We finished a second refinery, adjacent to the first in the West India state of Gujarat, in 2008, nearly doubling the facility's capacity to more than 1.2 million barrels per day. Bechtel and its worldwide team completed this massive project in a record time of less than three years.
The gasoline and diesel produced at Jamnagar is for export, predominantly to the United States and Europe. In addition to the fuels produced by the original refinery, it increased production of polypropylene, which is used to create such products as fibers, films, and household plastic goods.
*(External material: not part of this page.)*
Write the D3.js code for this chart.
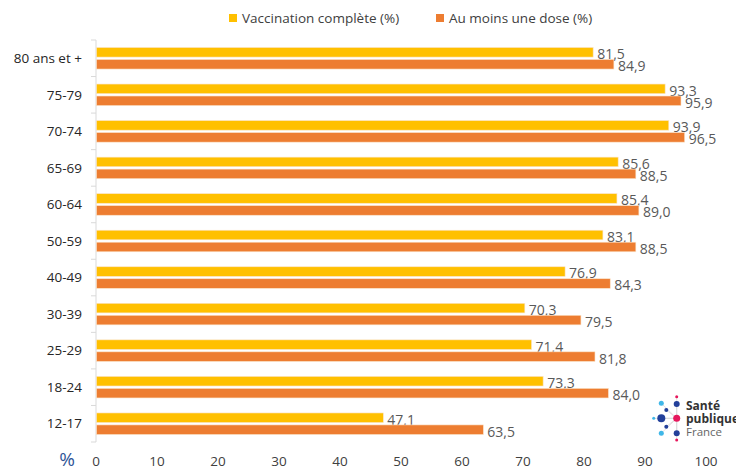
<!DOCTYPE html>
<html>
<head>
<meta charset="utf-8">
<script src="https://cdn.jsdelivr.net/npm/d3@7"></script>
<style>
  body { margin: 0; background: #fff; }
  svg { display: block; font-family: "Open Sans", "Liberation Sans", sans-serif; }
</style>
</head>
<body>
<svg id="chart" width="736" height="469"></svg>
<script>
const categories = ["80 ans et +", "75-79", "70-74", "65-69", "60-64", "50-59", "40-49", "30-39", "25-29", "18-24", "12-17"];
const complete = [81.5, 93.3, 93.9, 85.6, 85.4, 83.1, 76.9, 70.3, 71.4, 73.3, 47.1];
const oneDose = [84.9, 95.9, 96.5, 88.5, 89.0, 88.5, 84.3, 79.5, 81.8, 84.0, 63.5];
const xTicks = [0, 10, 20, 30, 40, 50, 60, 70, 80, 90, 100];
const seriesNames = ["Vaccination complète (%)", "Au moins une dose (%)"];
const colors = ["#FFC000", "#ED7D31"];

const svg = d3.select("#chart");

const x = d3.scaleLinear().domain([0, 100]).range([96, 706]);
const y = d3.scaleBand().domain(categories).range([40, 442]);
const inner = d3.scaleBand().domain([0, 1]).range([7.5, y.bandwidth() - 7.5]).paddingInner(0.2);

// vertical axis line + ticks at band edges
const axisColor = "#d9d9d9";
svg.append("line")
  .attr("x1", x(0)).attr("x2", x(0))
  .attr("y1", 40).attr("y2", 442)
  .attr("stroke", axisColor);
const edges = categories.map(c => y(c)).concat([442]);
svg.append("g").selectAll("line").data(edges).enter().append("line")
  .attr("x1", x(0) - 5).attr("x2", x(0))
  .attr("y1", d => d).attr("y2", d => d)
  .attr("stroke", axisColor);

// category labels
svg.append("g").selectAll("text").data(categories).enter().append("text")
  .attr("x", 82)
  .attr("y", d => y(d) + y.bandwidth() / 2)
  .attr("dy", "0.35em")
  .attr("text-anchor", "end")
  .attr("font-size", 13.5)
  .attr("fill", "#262626")
  .text(d => d);

// bars
const series = [complete, oneDose];
series.forEach(function (vals, s) {
  const rows = categories.map((c, i) => ({ c: c, v: vals[i] }));
  svg.append("g").selectAll("rect").data(rows).enter().append("rect")
    .attr("x", x(0) + 0.5)
    .attr("y", d => y(d.c) + inner(s))
    .attr("width", d => x(d.v) - x(0) - 0.5)
    .attr("height", inner.bandwidth())
    .attr("fill", colors[s])
    .attr("stroke", "#fbe3c8")
    .attr("stroke-width", 0.6);
  svg.append("g").selectAll("text").data(rows).enter().append("text")
    .attr("x", d => x(d.v) + 4)
    .attr("y", d => y(d.c) + inner(s) + inner.bandwidth() / 2 + 2)
    .attr("dy", "0.35em")
    .attr("font-size", 14)
    .attr("fill", "#595959")
    .text(d => d3.format(".1f")(d.v).replace(".", ","));
});

// x tick labels
svg.append("g").selectAll("text").data(xTicks).enter().append("text")
  .attr("x", d => x(d))
  .attr("y", 466)
  .attr("text-anchor", "middle")
  .attr("font-size", 13.5)
  .attr("fill", "#404040")
  .text(d => d);

svg.append("text")
  .attr("x", 67).attr("y", 466)
  .attr("text-anchor", "middle")
  .attr("font-size", 19)
  .attr("fill", "#2F5597")
  .text("%");

// legend
const legendX = [229, 436];
seriesNames.forEach(function (name, i) {
  svg.append("rect")
    .attr("x", legendX[i]).attr("y", 14)
    .attr("width", 8).attr("height", 8)
    .attr("fill", colors[i]);
  svg.append("text")
    .attr("x", legendX[i] + 13).attr("y", 18.5)
    .attr("dy", "0.35em")
    .attr("font-size", 13.5)
    .attr("fill", "#404040")
    .text(name);
});

// Santé publique France logo
const logo = svg.append("g").attr("class", "logo");
const hub = [676.7, 418.3];
const dots = [
  [676.7, 396.7, 1.5, "#e6175c"], [661.3, 403.3, 2.5, "#3fb7e8"], [676.7, 404, 3, "#23409a"],
  [666.3, 410, 2, "#23409a"], [653.7, 418.3, 1.5, "#3fb7e8"], [661.3, 418.3, 4, "#23409a"],
  [666.3, 426.7, 2, "#23409a"], [661.3, 433.3, 2.5, "#3fb7e8"], [676.7, 433.3, 3, "#23409a"],
  [676.7, 440, 1.5, "#e6175c"]
];
logo.selectAll("line").data(dots).enter().append("line")
  .attr("x1", hub[0]).attr("y1", hub[1])
  .attr("x2", d => d[0]).attr("y2", d => d[1])
  .attr("stroke", "#d0d0d0").attr("stroke-width", 0.6);
logo.selectAll("circle").data(dots).enter().append("circle")
  .attr("cx", d => d[0]).attr("cy", d => d[1]).attr("r", d => d[2]).attr("fill", d => d[3]);
logo.append("circle").attr("cx", hub[0]).attr("cy", hub[1]).attr("r", 3.5).attr("fill", "#e6175c");
logo.append("text").attr("x", 686).attr("y", 410).attr("font-size", 12).attr("font-weight", "bold").attr("fill", "#333").text("Santé");
logo.append("text").attr("x", 686).attr("y", 422.5).attr("font-size", 12).attr("font-weight", "bold").attr("fill", "#333").text("publique");
logo.append("text").attr("x", 686).attr("y", 436).attr("font-size", 11.5).attr("fill", "#666").text("France");
</script>
</body>
</html>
At peak construction, the project employed more than 70,000 workers. In addition, Bechtel created a “virtual company” involving some 2,800 engineers and other professionals in 19 offices around the world—perhaps the most widely distributed workforce Bechtel has ever applied to a project.
Inside the project
Jamnagar is much more than a pair of giant refineries. It’s a massive, integrated manufacturing complex that also boasts aromatics and a petrochemical plant, a power generation system, a port and terminal complex, and access to a pipeline network. The second refinery nearly doubled the capacity of the Jamnagar complex. And the expansion increased its capability and flexibility, enabling Jamnagar to refine lower-grade crude oil and produce higher-value products.
Construction of the second refinery required over 200,000 engineering and supplier documents, more than 1.9 million cubic yards (1.5 million cubic meters) of concrete, some 13 million feet (4 million meters) of piping, and 4,400 pieces of major equipment. The work site itself covered an area larger than London.
Connecting a worldwide team
The goal was to make it possible for everybody to work together as if they were in the same place, and Bechtel ensured this outcome through a purpose-built communications network. This network linked every location and enabled simultaneous collaborative work on engineering drawings and other documents among people in multiple locations around the globe. Bechtel also modified software to facilitate the immense amount of sharing and record-keeping required.